Retype exactly the lines below, beginning with the first and ending with the line where "ax.plot(ele_x, ele_y, color='#0000ff', lw=0.9, zorder=3)" appears.

-------- DATA EXCERPT --------

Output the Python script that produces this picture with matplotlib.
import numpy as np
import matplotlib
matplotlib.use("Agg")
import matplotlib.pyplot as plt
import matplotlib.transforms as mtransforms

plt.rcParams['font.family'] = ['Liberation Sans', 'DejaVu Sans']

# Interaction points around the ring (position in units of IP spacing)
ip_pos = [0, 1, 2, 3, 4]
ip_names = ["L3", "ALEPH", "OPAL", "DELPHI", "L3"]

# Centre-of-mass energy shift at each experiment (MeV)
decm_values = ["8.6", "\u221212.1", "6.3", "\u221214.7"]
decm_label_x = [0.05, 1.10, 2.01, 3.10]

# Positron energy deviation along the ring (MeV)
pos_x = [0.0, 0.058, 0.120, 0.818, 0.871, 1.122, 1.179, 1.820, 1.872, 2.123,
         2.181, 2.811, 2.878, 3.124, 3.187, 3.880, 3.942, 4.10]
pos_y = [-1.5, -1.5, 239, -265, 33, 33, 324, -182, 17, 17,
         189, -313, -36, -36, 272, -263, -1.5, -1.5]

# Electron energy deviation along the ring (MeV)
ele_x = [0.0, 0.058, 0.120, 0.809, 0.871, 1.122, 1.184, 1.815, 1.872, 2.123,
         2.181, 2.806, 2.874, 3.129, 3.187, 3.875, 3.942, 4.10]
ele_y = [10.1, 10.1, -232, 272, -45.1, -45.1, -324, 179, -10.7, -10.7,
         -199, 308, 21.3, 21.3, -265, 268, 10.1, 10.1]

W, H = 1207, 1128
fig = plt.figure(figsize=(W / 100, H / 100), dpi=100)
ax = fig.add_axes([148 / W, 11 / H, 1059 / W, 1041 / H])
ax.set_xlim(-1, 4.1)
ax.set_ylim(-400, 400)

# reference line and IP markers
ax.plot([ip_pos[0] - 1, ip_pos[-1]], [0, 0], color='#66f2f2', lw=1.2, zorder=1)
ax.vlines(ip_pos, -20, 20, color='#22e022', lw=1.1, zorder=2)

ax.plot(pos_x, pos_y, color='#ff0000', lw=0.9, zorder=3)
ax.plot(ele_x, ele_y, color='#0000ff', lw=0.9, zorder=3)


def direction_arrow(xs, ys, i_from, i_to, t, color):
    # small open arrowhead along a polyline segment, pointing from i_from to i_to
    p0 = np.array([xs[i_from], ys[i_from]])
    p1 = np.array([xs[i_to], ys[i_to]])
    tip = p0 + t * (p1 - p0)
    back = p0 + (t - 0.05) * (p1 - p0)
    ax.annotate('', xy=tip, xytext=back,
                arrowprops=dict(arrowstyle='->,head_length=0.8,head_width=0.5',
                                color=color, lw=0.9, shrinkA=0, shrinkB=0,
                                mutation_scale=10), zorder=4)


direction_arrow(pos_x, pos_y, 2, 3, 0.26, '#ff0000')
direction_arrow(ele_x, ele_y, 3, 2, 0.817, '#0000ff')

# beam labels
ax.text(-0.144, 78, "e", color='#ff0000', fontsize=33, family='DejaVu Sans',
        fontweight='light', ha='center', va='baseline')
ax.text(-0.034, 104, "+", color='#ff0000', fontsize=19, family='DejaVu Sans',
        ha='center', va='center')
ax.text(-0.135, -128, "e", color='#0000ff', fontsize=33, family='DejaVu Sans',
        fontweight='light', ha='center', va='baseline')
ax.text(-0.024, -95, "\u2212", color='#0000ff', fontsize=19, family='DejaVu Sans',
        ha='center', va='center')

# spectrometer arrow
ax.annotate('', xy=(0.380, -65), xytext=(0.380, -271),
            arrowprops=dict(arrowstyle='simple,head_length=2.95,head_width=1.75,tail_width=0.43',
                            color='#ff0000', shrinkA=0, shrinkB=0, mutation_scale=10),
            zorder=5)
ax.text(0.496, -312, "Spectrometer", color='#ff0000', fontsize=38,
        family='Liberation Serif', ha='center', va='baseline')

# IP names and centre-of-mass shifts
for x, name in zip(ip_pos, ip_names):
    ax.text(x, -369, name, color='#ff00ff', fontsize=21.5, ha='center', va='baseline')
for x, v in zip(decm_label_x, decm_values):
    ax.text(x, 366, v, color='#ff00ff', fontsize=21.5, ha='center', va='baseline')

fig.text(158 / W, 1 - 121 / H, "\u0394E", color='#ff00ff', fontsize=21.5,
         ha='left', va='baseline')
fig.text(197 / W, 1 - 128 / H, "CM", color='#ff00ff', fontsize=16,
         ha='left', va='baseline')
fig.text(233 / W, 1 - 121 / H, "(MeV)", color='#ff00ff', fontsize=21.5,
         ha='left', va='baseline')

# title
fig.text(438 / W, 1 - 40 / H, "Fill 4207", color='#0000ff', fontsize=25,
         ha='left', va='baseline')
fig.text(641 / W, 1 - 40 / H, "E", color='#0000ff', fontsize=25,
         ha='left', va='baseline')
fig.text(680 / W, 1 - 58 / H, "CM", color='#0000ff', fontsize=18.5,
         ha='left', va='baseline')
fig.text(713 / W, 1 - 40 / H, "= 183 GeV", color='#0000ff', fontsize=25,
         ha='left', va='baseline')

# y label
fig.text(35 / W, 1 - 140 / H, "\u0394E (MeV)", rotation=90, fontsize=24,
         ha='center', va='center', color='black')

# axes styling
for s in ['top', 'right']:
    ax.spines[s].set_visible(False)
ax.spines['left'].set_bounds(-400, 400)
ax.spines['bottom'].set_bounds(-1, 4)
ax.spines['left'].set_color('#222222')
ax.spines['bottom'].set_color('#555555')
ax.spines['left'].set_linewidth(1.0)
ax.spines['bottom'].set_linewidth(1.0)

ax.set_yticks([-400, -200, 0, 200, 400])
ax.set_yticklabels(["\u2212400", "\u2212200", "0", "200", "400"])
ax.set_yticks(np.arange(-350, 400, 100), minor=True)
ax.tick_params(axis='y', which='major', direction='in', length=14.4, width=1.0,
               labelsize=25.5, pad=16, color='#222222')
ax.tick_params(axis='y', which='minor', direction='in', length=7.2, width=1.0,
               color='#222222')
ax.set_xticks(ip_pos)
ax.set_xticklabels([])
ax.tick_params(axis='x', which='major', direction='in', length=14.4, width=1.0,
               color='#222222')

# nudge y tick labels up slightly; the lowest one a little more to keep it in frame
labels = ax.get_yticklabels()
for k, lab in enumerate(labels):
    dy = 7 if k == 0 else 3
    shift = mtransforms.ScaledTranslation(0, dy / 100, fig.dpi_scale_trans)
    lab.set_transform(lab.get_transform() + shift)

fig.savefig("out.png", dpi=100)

--------

[EXPECTED OUTPUT]
Output the Python script that produces this picture with matplotlib.
import numpy as np
import matplotlib
matplotlib.use("Agg")
import matplotlib.pyplot as plt
import matplotlib.transforms as mtransforms

plt.rcParams['font.family'] = ['Liberation Sans', 'DejaVu Sans']

# Interaction points around the ring (position in units of IP spacing)
ip_pos = [0, 1, 2, 3, 4]
ip_names = ["L3", "ALEPH", "OPAL", "DELPHI", "L3"]

# Centre-of-mass energy shift at each experiment (MeV)
decm_values = ["8.6", "\u221212.1", "6.3", "\u221214.7"]
decm_label_x = [0.05, 1.10, 2.01, 3.10]

# Positron energy deviation along the ring (MeV)
pos_x = [0.0, 0.058, 0.120, 0.818, 0.871, 1.122, 1.179, 1.820, 1.872, 2.123,
         2.181, 2.811, 2.878, 3.124, 3.187, 3.880, 3.942, 4.10]
pos_y = [-1.5, -1.5, 239, -265, 33, 33, 324, -182, 17, 17,
         189, -313, -36, -36, 272, -263, -1.5, -1.5]

# Electron energy deviation along the ring (MeV)
ele_x = [0.0, 0.058, 0.120, 0.809, 0.871, 1.122, 1.184, 1.815, 1.872, 2.123,
         2.181, 2.806, 2.874, 3.129, 3.187, 3.875, 3.942, 4.10]
ele_y = [10.1, 10.1, -232, 272, -45.1, -45.1, -324, 179, -10.7, -10.7,
         -199, 308, 21.3, 21.3, -265, 268, 10.1, 10.1]

W, H = 1207, 1128
fig = plt.figure(figsize=(W / 100, H / 100), dpi=100)
ax = fig.add_axes([148 / W, 11 / H, 1059 / W, 1041 / H])
ax.set_xlim(-1, 4.1)
ax.set_ylim(-400, 400)

# reference line and IP markers
ax.plot([ip_pos[0] - 1, ip_pos[-1]], [0, 0], color='#66f2f2', lw=1.2, zorder=1)
ax.vlines(ip_pos, -20, 20, color='#22e022', lw=1.1, zorder=2)

ax.plot(pos_x, pos_y, color='#ff0000', lw=0.9, zorder=3)
ax.plot(ele_x, ele_y, color='#0000ff', lw=0.9, zorder=3)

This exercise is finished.